Warranty: Three years/unlimited km

Servicing: Condition-based servicing (CBS) costs $1218 over five years or 80,000km, which is ultra-competitive in the premium small convertible segment



The A250 Sport is brash, aggressive but quick and cool. The Golf GTI Performance offers speed, style and comfort, but without the 125i’s touchy-feely dynamics.



When driving the BMW 125i enthusiastically down a mountain pass and through sweeping country corners, it completely makes sense and delivers a wonderfully engaging experience. That said, however, it still feels deliberately held back from its performance potential – which, having driven the 230i, we know it is.

The 125i either needs extra power and torque, greater equipment levels, a lower pricetag or a roomier and higher-quality cabin, the latter of which won’t come until the next-generation model that will likely, sadly switch to front-wheel drive.

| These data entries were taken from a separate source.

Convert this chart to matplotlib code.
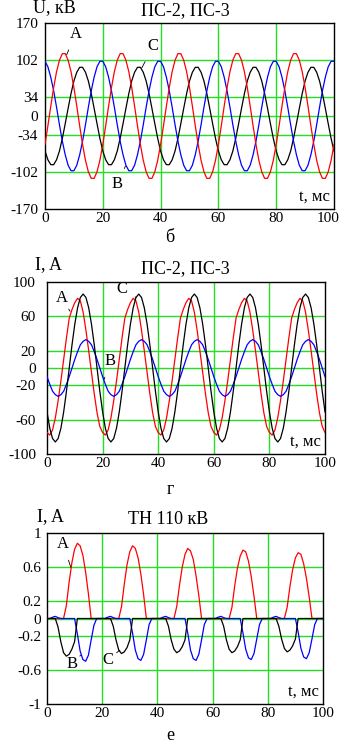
import matplotlib
matplotlib.use("Agg")
import matplotlib.pyplot as plt
from matplotlib.transforms import ScaledTranslation
import numpy as np

plt.rcParams['font.family'] = ['Liberation Serif', 'DejaVu Serif']
plt.rcParams['axes.unicode_minus'] = False

# time axis, ms (1 ms steps)
t_ms = np.arange(0, 101)

# ---- panel 1 (б): voltages, kV ----
u_a = [-52, -18, 18, 52, 81, 102, 114, 114, 102, 81, 52, 18, -18, -52, -81, -102, -114, -114, -102, -81,
       -52, -18, 18, 52, 81, 102, 114, 114, 102, 81, 52, 18, -18, -52, -81, -102, -114, -114, -102, -81,
       -52, -18, 18, 52, 81, 102, 114, 114, 102, 81, 52, 18, -18, -52, -81, -102, -114, -114, -102, -81,
       -52, -18, 18, 52, 81, 102, 114, 114, 102, 81, 52, 18, -18, -52, -81, -102, -114, -114, -102, -81,
       -52, -18, 18, 52, 81, 102, 114, 114, 102, 81, 52, 18, -18, -52, -81, -102, -114, -114, -102, -81,
       -52]
u_b = [100, 90, 71, 46, 16, -16, -46, -71, -90, -100, -100, -90, -71, -46, -16, 16, 46, 71, 90, 100,
       100, 90, 71, 46, 16, -16, -46, -71, -90, -100, -100, -90, -71, -46, -16, 16, 46, 71, 90, 100,
       100, 90, 71, 46, 16, -16, -46, -71, -90, -100, -100, -90, -71, -46, -16, 16, 46, 71, 90, 100,
       100, 90, 71, 46, 16, -16, -46, -71, -90, -100, -100, -90, -71, -46, -16, 16, 46, 71, 90, 100,
       100, 90, 71, 46, 16, -16, -46, -71, -90, -100, -100, -90, -71, -46, -16, 16, 46, 71, 90, 100,
       100]
u_c = [-64, -80, -89, -89, -80, -64, -41, -14, 14, 41, 64, 80, 89, 89, 80, 64, 41, 14, -14, -41,
       -64, -80, -89, -89, -80, -64, -41, -14, 14, 41, 64, 80, 89, 89, 80, 64, 41, 14, -14, -41,
       -64, -80, -89, -89, -80, -64, -41, -14, 14, 41, 64, 80, 89, 89, 80, 64, 41, 14, -14, -41,
       -64, -80, -89, -89, -80, -64, -41, -14, 14, 41, 64, 80, 89, 89, 80, 64, 41, 14, -14, -41,
       -64, -80, -89, -89, -80, -64, -41, -14, 14, 41, 64, 80, 89, 89, 80, 64, 41, 14, -14, -41,
       -64]

# ---- panel 2 (г): currents, A ----
i2_a = [-75, -78, -72, -58, -38, -15, 10, 35, 58, 68, 76, 81, 78, 65, 44, 20, -5, -30, -52, -68,
        -75, -78, -72, -58, -38, -15, 10, 35, 58, 68, 76, 81, 78, 65, 44, 20, -5, -30, -52, -68,
        -75, -78, -72, -58, -38, -15, 10, 35, 58, 68, 76, 81, 78, 65, 44, 20, -5, -30, -52, -68,
        -75, -78, -72, -58, -38, -15, 10, 35, 58, 68, 76, 81, 78, 65, 44, 20, -5, -30, -52, -68,
        -75, -78, -72, -58, -38, -15, 10, 35, 58, 68, 76, 81, 78, 65, 44, 20, -5, -30, -52, -68,
        -75]
i2_b = [-10, -19, -27, -31, -33, -31, -27, -19, -10, 0, 10, 19, 27, 31, 33, 31, 27, 19, 10, 0,
        -10, -19, -27, -31, -33, -31, -27, -19, -10, 0, 10, 19, 27, 31, 33, 31, 27, 19, 10, 0,
        -10, -19, -27, -31, -33, -31, -27, -19, -10, 0, 10, 19, 27, 31, 33, 31, 27, 19, 10, 0,
        -10, -19, -27, -31, -33, -31, -27, -19, -10, 0, 10, 19, 27, 31, 33, 31, 27, 19, 10, 0,
        -10, -19, -27, -31, -33, -31, -27, -19, -10, 0, 10, 19, 27, 31, 33, 31, 27, 19, 10, 0,
        -10]
i2_c = [-51, -70, -82, -86, -82, -70, -51, -27, 0, 27, 51, 70, 82, 86, 82, 70, 51, 27, 0, -27,
        -51, -70, -82, -86, -82, -70, -51, -27, 0, 27, 51, 70, 82, 86, 82, 70, 51, 27, 0, -27,
        -51, -70, -82, -86, -82, -70, -51, -27, 0, 27, 51, 70, 82, 86, 82, 70, 51, 27, 0, -27,
        -51, -70, -82, -86, -82, -70, -51, -27, 0, 27, 51, 70, 82, 86, 82, 70, 51, 27, 0, -27,
        -51, -70, -82, -86, -82, -70, -51, -27, 0, 27, 51, 70, 82, 86, 82, 70, 51, 27, 0, -27,
        -51]

# ---- panel 3 (е): ТН 110 кВ currents, A ----
i3_a = [0, 0, 0, 0, 0, 0, 0, .15, .42, .65, .81, .88, .85, .74, .54, .29, 0, 0, 0, 0,
        0, 0, 0, 0, 0, 0, 0, .14, .40, .63, .78, .85, .82, .71, .52, .28, 0, 0, 0, 0,
        0, 0, 0, 0, 0, 0, 0, .14, .39, .60, .75, .82, .79, .69, .50, .27, 0, 0, 0, 0,
        0, 0, 0, 0, 0, 0, 0, .13, .38, .59, .73, .80, .78, .67, .49, .26, 0, 0, 0, 0,
        0, 0, 0, 0, 0, 0, 0, .13, .37, .57, .71, .77, .75, .64, .47, .25, 0, 0, 0, 0,
        0]
i3_b = [0, 0, .015, .025, .01, 0, 0, 0, 0, 0, 0, -.18, -.38, -.48, -.50, -.43, -.25, -.08, 0, 0,
        0, 0, .015, .025, .01, 0, 0, 0, 0, 0, 0, -.17, -.37, -.47, -.49, -.42, -.25, -.07, 0, 0,
        0, 0, .015, .025, .01, 0, 0, 0, 0, 0, 0, -.17, -.37, -.47, -.49, -.42, -.25, -.07, 0, 0,
        0, 0, .015, .025, .01, 0, 0, 0, 0, 0, 0, -.17, -.36, -.46, -.48, -.41, -.24, -.07, 0, 0,
        0, 0, .015, .025, .01, 0, 0, 0, 0, 0, 0, -.16, -.35, -.45, -.47, -.40, -.24, -.07, 0, 0,
        0]
i3_c = [0, 0, 0, 0, -.10, -.27, -.40, -.44, -.42, -.36, -.27, 0, 0, 0, 0, 0, 0, 0, 0, 0,
        0, 0, 0, 0, -.09, -.25, -.37, -.41, -.39, -.34, -.25, 0, 0, 0, 0, 0, 0, 0, 0, 0,
        0, 0, 0, 0, -.09, -.25, -.36, -.40, -.38, -.33, -.25, 0, 0, 0, 0, 0, 0, 0, 0, 0,
        0, 0, 0, 0, -.09, -.25, -.36, -.40, -.38, -.33, -.25, 0, 0, 0, 0, 0, 0, 0, 0, 0,
        0, 0, 0, 0, -.09, -.24, -.35, -.39, -.37, -.32, -.24, 0, 0, 0, 0, 0, 0, 0, 0, 0,
        0]

x_ticks = [0, 20, 40, 60, 80, 100]
u_ticks = [-170, -102, -34, 0, 34, 102, 170]
i2_ticks = [-100, -60, -20, 0, 20, 60, 100]
i3_ticks = [-1, -0.6, -0.2, 0, 0.2, 0.6, 1]
i3_tick_labels = ['-1', '-0.6', '-0.2', '0', '0.2', '0.6', '1']

GREEN = '#22e022'
W, H = 341, 746


def px_axes(fig, left, top, right, bottom):
    return fig.add_axes([left / W, 1 - bottom / H, (right - left) / W, (bottom - top) / H])


def style_axes(ax, yticks, ylim, ylabels=None, ypad=4):
    ax.set_xlim(0, 100)
    ax.set_ylim(*ylim)
    ax.set_xticks(x_ticks)
    ax.set_yticks(yticks)
    if ylabels is not None:
        ax.set_yticklabels(ylabels)
    ax.tick_params(length=0, labelsize=11)
    ax.tick_params(axis='y', pad=ypad)
    ax.tick_params(axis='x', pad=2)
    for v in x_ticks[1:-1]:
        ax.axvline(v, color=GREEN, lw=1.0, zorder=1)
    for v in yticks[1:-1]:
        ax.axhline(v, color=GREEN, lw=1.0, zorder=1)
    for s in ax.spines.values():
        s.set_linewidth(1.0)
    ax.text(0.985, 0.025, 't, мс', transform=ax.transAxes, ha='right', va='bottom', fontsize=12)


def tag(ax, label, xy, xytext):
    ax.annotate(label, xy=xy, xytext=xytext, fontsize=12, ha='center', va='center',
                arrowprops=dict(arrowstyle='-', color='black', lw=0.6, shrinkA=4, shrinkB=0))


fig = plt.figure(figsize=(3.41, 7.46), dpi=100)

# panel 1
ax1 = px_axes(fig, 45, 23, 334, 209)
ax1.plot(t_ms, u_c, color='black', lw=0.9, zorder=3)
ax1.plot(t_ms, u_b, color='blue', lw=0.9, zorder=3)
ax1.plot(t_ms, u_a, color='red', lw=0.9, zorder=3)
style_axes(ax1, u_ticks, (-170, 170), ypad=5)
tag(ax1, 'A', (7.5, 112), (10.5, 150))
tag(ax1, 'C', (33.5, 88), (37.5, 128))
tag(ax1, 'B', (27.8, -92), (25, -125))
# keep the last x label inside the figure
last = ax1.get_xticklabels()[-1]
last.set_transform(last.get_transform() + ScaledTranslation(-4 / 72, 0, fig.dpi_scale_trans))
fig.text(33 / W, 1 - 8 / H, 'U, кВ', fontsize=13, ha='left', va='center')
fig.text(185 / W, 1 - 11 / H, 'ПС-2, ПС-3', fontsize=13, ha='center', va='center')
fig.text(170 / W, 1 - 238 / H, 'б', fontsize=13, ha='center', va='center')

# panel 2
ax2 = px_axes(fig, 47, 282, 325, 454)
ax2.plot(t_ms, i2_a, color='red', lw=0.9, zorder=3)
ax2.plot(t_ms, i2_b, color='blue', lw=0.9, zorder=3)
ax2.plot(t_ms, i2_c, color='black', lw=0.9, zorder=3)
style_axes(ax2, i2_ticks, (-100, 100), ypad=8)
tag(ax2, 'A', (8.3, 66), (5.3, 81))
tag(ax2, 'C', (32, 82), (27, 92))
tag(ax2, 'B', (20.6, -13), (22.7, 8))
fig.text(35 / W, 1 - 265 / H, 'I, A', fontsize=13, ha='left', va='center')
fig.text(185 / W, 1 - 269 / H, 'ПС-2, ПС-3', fontsize=13, ha='center', va='center')
fig.text(170 / W, 1 - 490 / H, 'г', fontsize=13, ha='center', va='center')

# panel 3
ax3 = px_axes(fig, 47, 533, 323, 704)
ax3.plot(t_ms, i3_a, color='red', lw=0.9, zorder=3)
ax3.plot(t_ms, i3_b, color='blue', lw=0.9, zorder=3)
ax3.plot(t_ms, i3_c, color='black', lw=0.9, zorder=3)
style_axes(ax3, i3_ticks, (-1, 1), i3_tick_labels, ypad=4)
tag(ax3, 'A', (8.6, 0.6), (5.9, 0.87))
tag(ax3, 'B', (12.2, -0.43), (8.9, -0.53))
tag(ax3, 'C', (26.4, -0.37), (22.2, -0.48))
fig.text(37 / W, 1 - 517 / H, 'I, A', fontsize=13, ha='left', va='center')
fig.text(168 / W, 1 - 519 / H, 'ТН 110 кВ', fontsize=13, ha='center', va='center')
fig.text(170 / W, 1 - 736 / H, 'е', fontsize=13, ha='center', va='center')

fig.savefig('out.png', dpi=100)
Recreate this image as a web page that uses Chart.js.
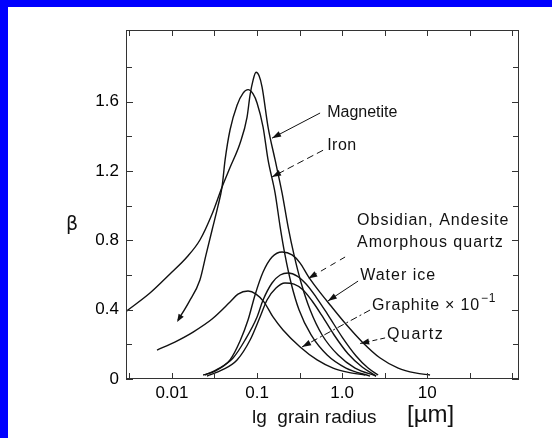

For the record, we hope the 1 Series doesn’t switch to front-drive, partially because BMW’s current 2 Series Active Tourer drives only the forward wheels and offers a sub-Volkswagen level of ride and handling, but mostly because this current model distinguishes itself from every rival with its benchmark chassis dynamics.

The 125i just needs one or two aspects tweaked to fulfil its true potential and further polish the gem that hides within.